Conclusion: Upholding Procedural Integrity

The Supreme Court's June 11, 1970, decision strongly reaffirmed the principle of procedural separation in Japanese civil execution law. In a collection lawsuit brought by an attaching creditor against a third-party debtor, the third-party debtor cannot defend by challenging the substantive validity of the underlying execution claim (the debt owed by the original debtor to the attaching creditor). Such challenges are reserved for the original debtor through a specific procedure: the claim objection lawsuit.

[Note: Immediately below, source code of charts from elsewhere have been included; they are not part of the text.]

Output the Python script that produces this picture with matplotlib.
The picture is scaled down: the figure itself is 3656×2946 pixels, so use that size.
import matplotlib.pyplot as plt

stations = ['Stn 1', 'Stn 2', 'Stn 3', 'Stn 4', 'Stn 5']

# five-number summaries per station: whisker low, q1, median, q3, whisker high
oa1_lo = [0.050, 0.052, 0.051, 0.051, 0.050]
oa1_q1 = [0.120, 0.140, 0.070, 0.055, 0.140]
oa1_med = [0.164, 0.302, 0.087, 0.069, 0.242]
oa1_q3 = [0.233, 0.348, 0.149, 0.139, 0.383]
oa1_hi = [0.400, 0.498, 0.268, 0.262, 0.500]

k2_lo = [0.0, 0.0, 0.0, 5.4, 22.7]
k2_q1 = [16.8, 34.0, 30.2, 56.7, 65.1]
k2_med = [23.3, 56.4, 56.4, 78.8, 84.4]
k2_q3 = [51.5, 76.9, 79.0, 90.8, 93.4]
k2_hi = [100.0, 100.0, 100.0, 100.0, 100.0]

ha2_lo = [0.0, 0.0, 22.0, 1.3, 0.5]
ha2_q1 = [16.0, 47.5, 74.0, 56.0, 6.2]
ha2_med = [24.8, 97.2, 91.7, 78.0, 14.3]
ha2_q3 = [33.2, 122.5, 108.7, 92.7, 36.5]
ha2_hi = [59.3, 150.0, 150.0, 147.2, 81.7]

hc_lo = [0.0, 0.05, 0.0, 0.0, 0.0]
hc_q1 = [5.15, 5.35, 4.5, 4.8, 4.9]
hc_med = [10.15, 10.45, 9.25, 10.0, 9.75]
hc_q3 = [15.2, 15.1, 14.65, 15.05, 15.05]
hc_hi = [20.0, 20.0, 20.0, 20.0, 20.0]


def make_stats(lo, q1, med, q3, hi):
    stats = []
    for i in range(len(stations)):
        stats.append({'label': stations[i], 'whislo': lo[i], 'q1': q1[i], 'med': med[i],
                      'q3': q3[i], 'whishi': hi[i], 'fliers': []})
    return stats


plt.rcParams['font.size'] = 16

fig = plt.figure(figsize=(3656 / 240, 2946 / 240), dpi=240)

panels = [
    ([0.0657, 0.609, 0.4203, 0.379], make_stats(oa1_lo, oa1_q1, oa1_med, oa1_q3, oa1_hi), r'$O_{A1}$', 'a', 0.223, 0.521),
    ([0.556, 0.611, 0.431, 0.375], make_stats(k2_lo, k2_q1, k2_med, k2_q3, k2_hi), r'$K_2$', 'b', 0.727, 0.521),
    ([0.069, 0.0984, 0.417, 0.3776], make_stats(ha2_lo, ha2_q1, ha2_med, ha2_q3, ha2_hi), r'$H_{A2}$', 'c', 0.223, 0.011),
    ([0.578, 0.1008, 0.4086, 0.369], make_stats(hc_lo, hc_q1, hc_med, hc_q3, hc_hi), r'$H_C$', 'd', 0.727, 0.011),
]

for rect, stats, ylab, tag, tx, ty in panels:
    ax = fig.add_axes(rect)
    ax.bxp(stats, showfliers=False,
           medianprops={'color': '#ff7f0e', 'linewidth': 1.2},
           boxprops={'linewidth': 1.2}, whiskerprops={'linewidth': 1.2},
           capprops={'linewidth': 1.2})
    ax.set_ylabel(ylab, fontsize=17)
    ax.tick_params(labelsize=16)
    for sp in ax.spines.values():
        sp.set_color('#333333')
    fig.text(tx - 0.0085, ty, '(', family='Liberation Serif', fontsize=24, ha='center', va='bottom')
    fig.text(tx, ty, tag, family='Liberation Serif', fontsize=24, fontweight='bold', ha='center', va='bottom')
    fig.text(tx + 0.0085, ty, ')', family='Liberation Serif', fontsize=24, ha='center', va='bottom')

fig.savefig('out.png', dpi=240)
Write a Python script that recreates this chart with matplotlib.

While the High Court's attempt to introduce an equitable exception for cases where the execution claim's non-existence is "objectively clear" (particularly due to the creditor's own admissions) had some appeal, the Supreme Court prioritized the integrity and clarity of the established procedural framework. This framework is designed to ensure that execution based on a formally valid title proceeds swiftly, while providing a distinct and proper channel for debtors to raise substantive objections to the claims underlying those titles. The third-party debtor's protection lies in their discharge against the original debtor upon payment to the attaching creditor, not in litigating the merits of a claim to which they are not a primary party.